Marcus Rashford's Future at Barcelona: A Key Decision Ahead
For a while, it felt like Marcus Rashford’s Barcelona chapter would be a brief, curious footnote. A high‑profile loan, a few flashes, then a quiet return to Manchester United. That was the script being written inside the club corridors not so long ago.
Then came El Clásico.
Rashford’s thunderous strike in Spain’s biggest game didn’t just tilt a match; it shifted opinions. That goal, followed by a fierce late-season surge, dragged his name back into serious discussion at board level. A player once pencilled out of next year’s plans suddenly forced his way back into them.
Flick Puts His Foot Down
Hansi Flick has made his stance clear. As reported by Mundo Deportivo, the new Barça coach has specifically asked the club to try to keep the England forward. Not as a luxury option. As a core part of his attacking structure.
The problem is money, not football.
Manchester United have no interest in another loan. If Barcelona want Rashford, they have to buy him. The figure being talked about is around €35 million. In the current financial landscape at Camp Nou, that is not a casual purchase; it’s a strategic decision that shapes the rest of the window.
Yet the conversation is happening. Seriously.
Rashford is no longer in Michael Carrick’s plans at Old Trafford, and the player’s preference is clear: he wants to stay in Barcelona. That alignment of interests is rare in modern football. The challenge is turning it into a deal that fits Barça’s fragile accounts.
Numbers, Form, and a Late Surge
Rashford’s season in Catalonia tells a story in two acts.
Over the full campaign, he played 48 matches, scored 14 goals and laid on 14 assists. Solid numbers, especially for a player adapting to a new league and a new tactical culture. But it’s the final stretch that has really gripped the people making decisions at the club.
In his last 10 games, he hit four goals and one assist, but the raw stats only hint at the change. He played with more bite. He attacked defenders with greater conviction. His off-the-ball work sharpened. The body language, the sprints, the duels – it looked like a player who had decided he was done drifting and wanted to matter again.
Inside Barcelona, that shift has not gone unnoticed. There is a growing belief that this is not Rashford’s ceiling in La Liga; it’s the start of something. The feeling is that with continuity and trust, he can climb back to the level that once made him one of the Premier League’s most feared forwards and a key figure for England.
A Tactical Fit Flick Doesn’t Want to Lose
On the chalkboard, Rashford makes sense for Flick.
He offers pace, direct running, and the ability to operate across the front line. Left, right, through the middle – he can occupy all three roles, stretching defenses and opening lanes for runners behind him. For a coach who wants intensity, verticality, and constant movement, that profile is gold.
This is why the debate is no longer just about numbers on a spreadsheet. It’s about the type of attack Flick wants to build, and whether Barcelona can afford to let go of a player who already understands the environment and has shown he can respond under pressure.
Wages, Lewandowski, and the Fine Print
The financial puzzle is complex, but not impossible.
Rashford is willing to significantly reduce his salary to stay at Camp Nou.
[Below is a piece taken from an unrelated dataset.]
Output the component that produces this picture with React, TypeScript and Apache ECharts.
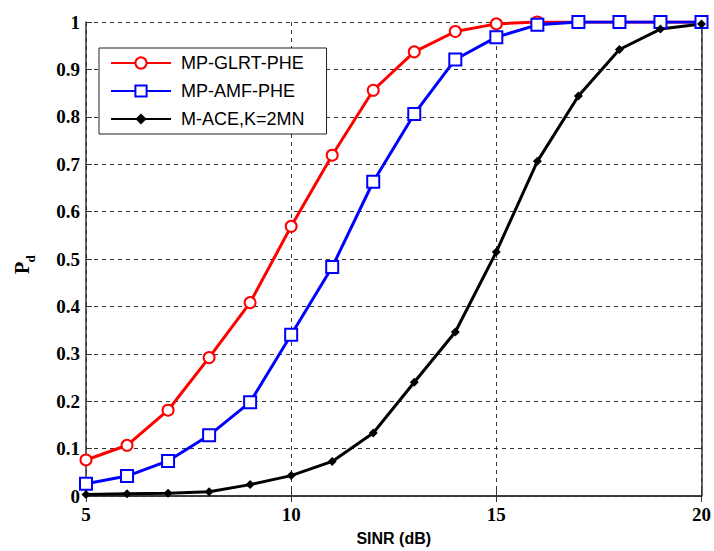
import React, { useEffect, useRef } from "react";
import * as echarts from "echarts";

const sinr = [5, 6, 7, 8, 9, 10, 11, 12, 13, 14, 15, 16, 17, 18, 19, 20];
const glrt = [0.076, 0.107, 0.181, 0.292, 0.408, 0.569, 0.719, 0.856, 0.937, 0.98, 0.996, 1.0, 1.0, 1.0, 1.0, 1.0];
const amf = [0.026, 0.042, 0.074, 0.128, 0.198, 0.34, 0.483, 0.663, 0.806, 0.921, 0.968, 0.994, 1.0, 1.0, 1.0, 1.0];
const ace = [0.003, 0.005, 0.006, 0.009, 0.024, 0.043, 0.073, 0.133, 0.24, 0.346, 0.515, 0.706, 0.844, 0.942, 0.985, 0.996];
const seriesNames = ["MP-GLRT-PHE", "MP-AMF-PHE", "M-ACE,K=2MN"];

const pair = (ys: number[]) => sinr.map((x, i) => [x, ys[i]]);

export default function App() {
  const ref = useRef<HTMLDivElement>(null);
  useEffect(() => {
    if (!ref.current) return;
    const chart = echarts.init(ref.current, null, { renderer: "svg" });
    const tickFont = { fontFamily: "Liberation Serif", fontWeight: "bold" as const, fontSize: 19, color: "#000" };
    const grid = { color: "#333", type: [4, 4] as number[], width: 1 };
    chart.setOption({
      animation: false,
      backgroundColor: "#fff",
      grid: { left: 86, right: 9, top: 22, bottom: 49, containLabel: false },
      xAxis: [
        {
          type: "value", min: 5, max: 20, interval: 5,
          axisLine: { show: true, lineStyle: { color: "#333", width: 1.5 } },
          axisTick: { inside: true, length: 6, lineStyle: { color: "#333" } },
          axisLabel: { ...tickFont, margin: 9 },
          splitLine: { show: true, lineStyle: grid },
          name: "SINR (dB)", nameLocation: "middle", nameGap: 34,
          nameTextStyle: { fontFamily: "Liberation Sans", fontWeight: "bold", fontSize: 16, color: "#000" },
        },
        {
          type: "value", min: 5, max: 20, interval: 5, position: "top",
          axisLine: { show: true, lineStyle: { color: "#333", width: 1.5 } },
          axisTick: { inside: true, length: 6, lineStyle: { color: "#333" } },
          axisLabel: { show: false }, splitLine: { show: false },
        },
      ],
      yAxis: [
        {
          type: "value", min: 0, max: 1, interval: 0.1,
          axisLine: { show: true, lineStyle: { color: "#333", width: 1.5 } },
          axisTick: { inside: true, length: 6, lineStyle: { color: "#333" } },
          axisLabel: { ...tickFont, margin: 6 },
          splitLine: { show: true, lineStyle: grid },
        },
        {
          type: "value", min: 0, max: 1, interval: 0.1, position: "right",
          axisLine: { show: true, lineStyle: { color: "#333", width: 1.5 } },
          axisTick: { inside: true, length: 6, lineStyle: { color: "#333" } },
          axisLabel: { show: false }, splitLine: { show: false },
        },
      ],
      legend: {
        orient: "vertical", left: 99, top: 48,
        data: seriesNames,
        itemWidth: 60, itemHeight: 14, itemGap: 8,
        padding: [5, 22, 5, 11],
        borderColor: "#222", borderWidth: 1, backgroundColor: "#fff",
        textStyle: { fontFamily: "Liberation Sans", fontSize: 18, color: "#000", lineHeight: 20, padding: [0, 0, 0, 5] },
      },
      graphic: [
        {
          type: "group", x: 22, y: 268, rotation: Math.PI / 2,
          children: [
            { type: "text", x: 0, y: 0, style: { text: "P", font: "bold 20px 'Liberation Serif'", fill: "#000", align: "center", verticalAlign: "middle" } },
            { type: "text", x: 9, y: 8, style: { text: "d", font: "bold 13px 'Liberation Serif'", fill: "#000", align: "center", verticalAlign: "middle" } },
          ],
        },
      ],
      series: [
        {
          name: seriesNames[0], type: "line", data: pair(glrt),
          symbol: "emptyCircle", symbolSize: 11,
          lineStyle: { color: "#ff0000", width: 3 },
          itemStyle: { color: "#ff0000", borderWidth: 2 },
        },
        {
          name: seriesNames[1], type: "line", data: pair(amf),
          symbol: "emptyRect", symbolSize: 12,
          lineStyle: { color: "#0000ff", width: 3 },
          itemStyle: { color: "#0000ff", borderWidth: 2 },
        },
        {
          name: seriesNames[2], type: "line", data: pair(ace),
          symbol: "diamond", symbolSize: 9,
          lineStyle: { color: "#000", width: 3 },
          itemStyle: { color: "#000" },
        },
      ],
    });
    return () => chart.dispose();
  }, []);
  return <div ref={ref} style={{ width: 714, height: 551, position: "absolute", left: 0, top: 0 }} />;
}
That is a crucial lever. Another is the departure of Robert Lewandowski, which has opened up valuable room on the wage bill. Those two elements together give Barça a fighting chance of structuring a deal that fits within their constraints.
The club is preparing to invest in this transfer window, yet the priority remains clear: the defense needs reinforcing. Any move for Rashford has to coexist with that reality. Every euro spent on the attack is a euro not spent at the back.
That’s where the board’s dilemma lies. Do they double down on a forward who has shown signs of rebirth in their own shirt, or do they walk away and trust they can find similar impact elsewhere for less?
Decision Time at Camp Nou
For now, everything hangs on whether Barcelona can make the numbers work. The football case is strong. The coach wants him. The player wants to stay. The dressing room has seen what he can offer when confidence and form align.
Rashford has already delivered his answer on the pitch. The next move belongs to the Blaugrana board – and it will say a lot about the kind of team, and the kind of risk, Barcelona are willing to embrace this summer.